This work addresses critical limitations in existing long-context reasoning methods, which suffer from evidence loss due to linear reading and interference from ineffective queries in retrieval-based recall. To overcome these issues, the authors propose MemReread, a novel framework that eschews conventional intermediate retrieval modules and instead integrates question decomposition with a memory-guided rereading mechanism. When the accumulated memory proves insufficient for answering a query, the framework dynamically triggers nonlinear rereading to recover indirectly relevant facts prematurely discarded during initial passes. By leveraging reinforcement learning to adaptively control the number of rereading iterations, MemReread achieves logically coherent multi-hop reasoning while preserving linear time complexity. Experimental results demonstrate that MemReread significantly outperforms current baselines across multiple long-context reasoning benchmarks.

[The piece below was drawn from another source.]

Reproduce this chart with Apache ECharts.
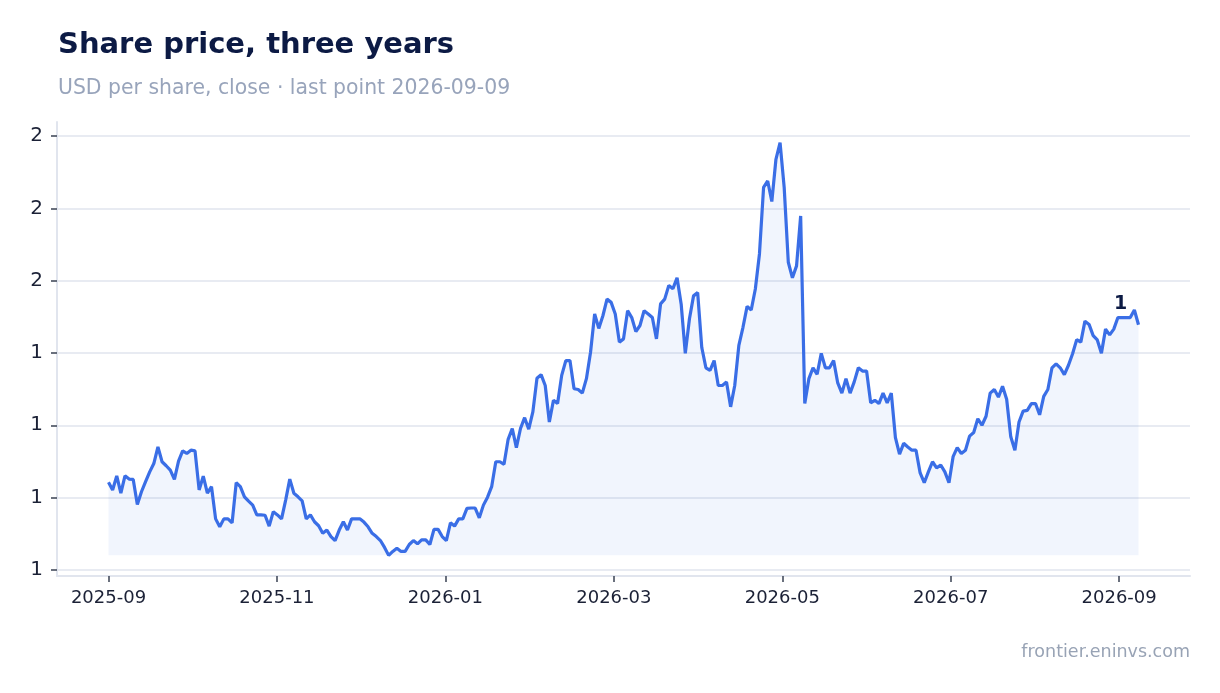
<!DOCTYPE html>
<html>
<head>
<meta charset="utf-8">
<script src="https://cdn.jsdelivr.net/npm/echarts@6/dist/echarts.min.js"></script>
<style>
  html, body { margin: 0; padding: 0; background: #ffffff; }
  #main { width: 1220px; height: 693px; }
</style>
</head>
<body>
<div id="main"></div>
<script>
// share price, one value per trading point
const firstDay = "2025-09-01";
const lastDay = "2026-09-09";
const prices = [
  1.042, 1.021, 1.060, 1.012, 1.060, 1.051, 1.050, 0.981, 1.016, 1.044,
  1.071, 1.094, 1.140, 1.099, 1.088, 1.076, 1.050, 1.101, 1.129, 1.122,
  1.131, 1.129, 1.021, 1.059, 1.012, 1.030, 0.941, 0.919, 0.941, 0.941,
  0.930, 1.041, 1.030, 1.002, 0.990, 0.979, 0.952, 0.952, 0.951, 0.921,
  0.961, 0.952, 0.941, 0.993, 1.051, 1.012, 1.002, 0.991, 0.941, 0.952,
  0.933, 0.922, 0.901, 0.910, 0.892, 0.881, 0.910, 0.933, 0.910, 0.941,
  0.941, 0.941, 0.932, 0.919, 0.901, 0.892, 0.881, 0.862, 0.840, 0.851,
  0.860, 0.851, 0.851, 0.870, 0.881, 0.872, 0.883, 0.883, 0.870, 0.912,
  0.912, 0.892, 0.881, 0.930, 0.921, 0.941, 0.941, 0.970, 0.971, 0.971,
  0.944, 0.979, 1.001, 1.030, 1.099, 1.099, 1.092, 1.161, 1.191, 1.138,
  1.191, 1.221, 1.189, 1.237, 1.330, 1.340, 1.310, 1.209, 1.269, 1.260,
  1.338, 1.379, 1.379, 1.301, 1.299, 1.289, 1.329, 1.402, 1.508, 1.468,
  1.503, 1.549, 1.540, 1.508, 1.430, 1.439, 1.517, 1.498, 1.459, 1.476,
  1.517, 1.508, 1.498, 1.439, 1.536, 1.549, 1.587, 1.578, 1.608, 1.535,
  1.399, 1.494, 1.558, 1.567, 1.415, 1.359, 1.352, 1.379, 1.310, 1.310,
  1.320, 1.251, 1.310, 1.421, 1.471, 1.529, 1.519, 1.577, 1.674, 1.858,
  1.876, 1.819, 1.936, 1.982, 1.858, 1.651, 1.608, 1.641, 1.779, 1.260,
  1.329, 1.359, 1.341, 1.399, 1.359, 1.359, 1.379, 1.317, 1.289, 1.329,
  1.289, 1.320, 1.359, 1.350, 1.350, 1.262, 1.269, 1.260, 1.289, 1.262,
  1.289, 1.166, 1.120, 1.150, 1.140, 1.131, 1.131, 1.068, 1.041, 1.071,
  1.099, 1.082, 1.090, 1.071, 1.041, 1.113, 1.138, 1.122, 1.131, 1.170,
  1.180, 1.218, 1.200, 1.225, 1.289, 1.299, 1.278, 1.308, 1.272, 1.168,
  1.131, 1.209, 1.239, 1.241, 1.260, 1.260, 1.229, 1.280, 1.299, 1.359,
  1.370, 1.359, 1.340, 1.366, 1.398, 1.437, 1.430, 1.488, 1.479, 1.448,
  1.436, 1.399, 1.466, 1.450, 1.466, 1.498, 1.498, 1.498, 1.498, 1.519,
  1.478
];
// tick labels
const xTickDays = ["2025-09-01", "2025-11-01", "2026-01-01", "2026-03-03", "2026-05-03", "2026-07-03", "2026-09-02"];
const yTicks = [0.8, 1.0, 1.2, 1.4, 1.6, 1.8, 2.0];

const toTs = s => Date.parse(s + "T00:00:00Z");
const t0 = toTs(firstDay), t1 = toTs(lastDay);
const step = (t1 - t0) / (prices.length - 1);
const seriesData = prices.map((v, i) => [t0 + i * step, v]);
const xTicks = xTickDays.map(toTs);

const pMin = Math.min(...prices), pMax = Math.max(...prices);
const yPad = (pMax - pMin) * 0.05, xPad = (t1 - t0) * 0.05;

const pad2 = n => (n < 10 ? "0" : "") + n;
const ym = v => { const d = new Date(v); return d.getUTCFullYear() + "-" + pad2(d.getUTCMonth() + 1); };

const font = "DejaVu Sans";
const chart = echarts.init(document.getElementById("main"));
chart.setOption({
  backgroundColor: "#ffffff",
  animation: false,
  title: [
    { text: "Share price, three years", left: 58, top: 31, padding: 0,
      textStyle: { fontFamily: font, fontSize: 29, fontWeight: "bold", color: "#0c1a44" } },
    { text: "USD per share, close · last point " + lastDay, left: 58, top: 79, padding: 0,
      textStyle: { fontFamily: font, fontSize: 20.4, fontWeight: "normal", color: "#98a4bb" } },
    { text: "frontier.eninvs.com", right: 30, bottom: 32, padding: 0,
      textStyle: { fontFamily: font, fontSize: 17.5, fontWeight: "normal", color: "#98a3b5" } }
  ],
  grid: { left: 57, right: 30, top: 122, bottom: 117 },
  xAxis: {
    type: "value",
    min: t0 - xPad,
    max: t1 + xPad,
    axisLine: { show: true, lineStyle: { color: "#e1e5ee", width: 2 } },
    axisTick: { show: true, customValues: xTicks, length: 6, lineStyle: { color: "#3a4153", width: 1.5 } },
    axisLabel: { customValues: xTicks, formatter: ym, fontFamily: font, fontSize: 18, color: "#1b2136", margin: 13 },
    splitLine: { show: false }
  },
  yAxis: {
    type: "value",
    min: pMin - yPad,
    max: pMax + yPad,
    axisLine: { show: true, lineStyle: { color: "#e1e5ee", width: 2 } },
    axisTick: { show: true, customValues: yTicks, length: 6, lineStyle: { color: "#3a4153", width: 1.5 } },
    axisLabel: { customValues: yTicks, formatter: v => String(Math.round(v)), fontFamily: font, fontSize: 20, color: "#1b2136", margin: 14 },
    splitLine: { show: true, lineStyle: { color: "#e0e5ee", width: 1.5 } }
  },
  series: [{
    type: "line",
    data: seriesData,
    showSymbol: false,
    lineStyle: { color: "#3a6ee6", width: 3.2 },
    itemStyle: { color: "#3a6ee6" },
    areaStyle: { color: "rgba(58,110,230,0.1)", origin: pMin },
    endLabel: {
      show: true,
      formatter: p => String(Math.round(p.value[1])),
      fontFamily: font, fontSize: 19, fontWeight: "bold", color: "#0c1a44",
      align: "center", verticalAlign: "middle", distance: 0, offset: [-18, -21]
    }
  }]
});
</script>
</body>
</html>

To tackle long-context reasoning tasks without the quadratic complexity of standard attention mechanisms, approaches based on agent memory have emerged, which typically maintain a dynamically updated memory when linearly processing document chunks. To mitigate the potential loss of latent evidence in this memorize-while-reading paradigm, recent works have integrated retrieval modules that allow agents to recall information previously discarded during memory overwriting. However, retrieval-based recall suffers from both evidence loss during memory formation and interference induced by invalid queries. To overcome these limitations, we propose MemReread. Built upon streaming reading, MemReread circumvents intermediate retrieval. It triggers question decomposition and rereading when the final memory is insufficient, enabling the recovery of indirect facts that were prematurely discarded. This design supports non-linear reasoning while preserving the inherent logical flow of document comprehension. To further enhance practicality, we introduce a reinforcement learning framework that enhances length extrapolation capability while dynamically determining the number of rereading passes based on task complexity, thereby flexibly controlling computational overhead. Extensive experiments demonstrate that MemReread consistently outperforms baseline frameworks on long-context reasoning tasks, while maintaining linear time complexity with respect to context length.